Hace diez años pasé tres días en Quito, y aunque no hice gran cosa salvo rememorar un aterrizaje que cerca anduvo de aliviar mis penas, aquellos que consideran que viajar se traduce en contar países y acumular sellos habrían dado a Ecuador por territorio ya suficientemente explorado. Sin embargo, nosotros jamás hemos sido presuntuosos, y volvemos para descubrir algún detalle, siquiera mínimo, que tal vez entonces pudiera haber escapado a nuestro conocimiento. Aquí los Andes se rompen en dos y quedan separados por una meseta que desplaza sus tierras de norte a sur entre una cadena de volcanes. Avenida de los volcanes, llaman al corredor interandino, apelativo que la red de redes y los revisteros de viaje atribuyen a Humboldt como un solo hombre. Cuándo y dónde dejó escrita tal expresión son menudencias con las que el moderno enciclopedismo evita perder el tiempo. No lo pongo en entredicho, pero he sido incapaz de encontrarla en su gigantesca obra.
Lo concibiera Humboldt o la chola cuencana, el sobrenombre cuadra a la perfección: Chimborazo, Cotopaxi, Cayambe y una larga lista de volcanes comprimen un altiplano que va desde Ibarra hasta Riobamba y cobija a la mayor parte de la población indígena. Porque existen indios en Latinoamérica, sorpréndase la gente, a diferencia de lo que sucede en las antiguas colonias de holandeses y británicos, muñidores de la Leyenda negra, en donde localizarlos es misión encomendada a rastreadores arqueológicos. La vida de los indígenas -y de los mestizos de las zonas rurales, que tampoco es fácil para nosotros el distinguirlos- parece haberse detenido en una época, no muy lejana pero superada en España, en la que el destino natural de quien veía la luz en una aldea era recorrer paso por paso el mismo camino que recorrieron sus padres, sus abuelos, sus... Semejantes las personas a los troncos, allí donde nacían, allí morían, en palabras de Larra.
Y «vimos una isla, y [...] no hallaron sino lobos marinos y tortugas y galápagos tan grandes que llevaban cada uno un hombre encima; y muchas iguanas», así relata Fray Tomás de Berlanga el descubrimiento de las Galápagos. La expedición perdió el viento con rumbo de Panamá a las costas de Perú, y tras días navegando a merced de la corriente, el azar llegó en su auxilio en forma de archipiélago. Ya ves tú, otros perdemos el viento y ni a palos enderezamos de nuevo el rumbo, y mientras no damos ni con un miserable atolón masificado, ellos se toparon con un grupo de islas paradisíacas habitadas por nadie. Al menos en 1535, porque no pensaba yo encontrar tanta casa y tanto residente en un paraíso de la biodiversidad. Incluido un número exagerado de voluntarios exhibiendo su moralina y una abnegación que sólo opera en lugar exótico, que cuidar viejos en Manchester o Alcobendas no amamanta el ego. Aunque se vacían los seminarios, no por ello escasean los sermoneadores moralizantes.

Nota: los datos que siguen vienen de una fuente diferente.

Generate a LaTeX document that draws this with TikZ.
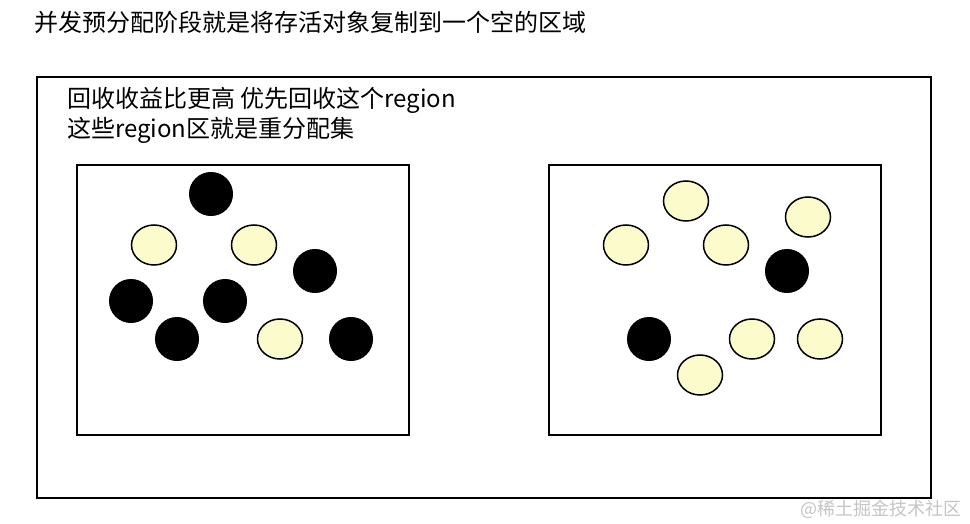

Las Galápagos son un espectáculo único de la naturaleza: ¿lugar comparable en donde puedas nadar entre bancos de peces y surfear las olas rodeado de focas y pingüinos en libertad? Playas volcánicas de distintos colores, casi desiertas ahora en otoño. Apenas se ven turistas, pero estas embarcaciones, alojamientos y tiendas de chismes en Santa Cruz, Isabela y San Cristóbal no presagian cosa buena en temporada alta, al punto que ya debaten sobre la conveniencia de restringir las entradas. Dudo que cuaje, el turismo ha cebado la codicia de los touroperadores y multiplicado a una población local que ahora depende de los visitantes para subsistir. Además, tienen a las multinacionales de la solidaridad, perejil de toda salsa que engorde su cuenta corriente, amancebadas en esa recolección económica, porque nada más eficaz para estimular el verdadero altruismo que una transferencia bancaria. Mal asunto.
Humboldt dibuja el Quito de 1802 como un lugar que «respira una atmósfera de lujuria y voluptuosidad, quizá en ninguna otra parte exista una población tan enteramente entregada a la búsqueda del placer», descripción más propia de cualquier enclave caribeño que de una ciudad andina repleta de iglesias y conventos. Pero cuando su impresión pudiera parecer fruto del delirio o resultado del mal de altura, confirma lo que antes que él escribieron Ulloa, Cicala y demás sobre el Quito de la última fase del período colonial: una ciudad gobernada por el juego, el desenfreno y la borrachería. Aunque ellos no mostraban la divertida admiración de Humboldt.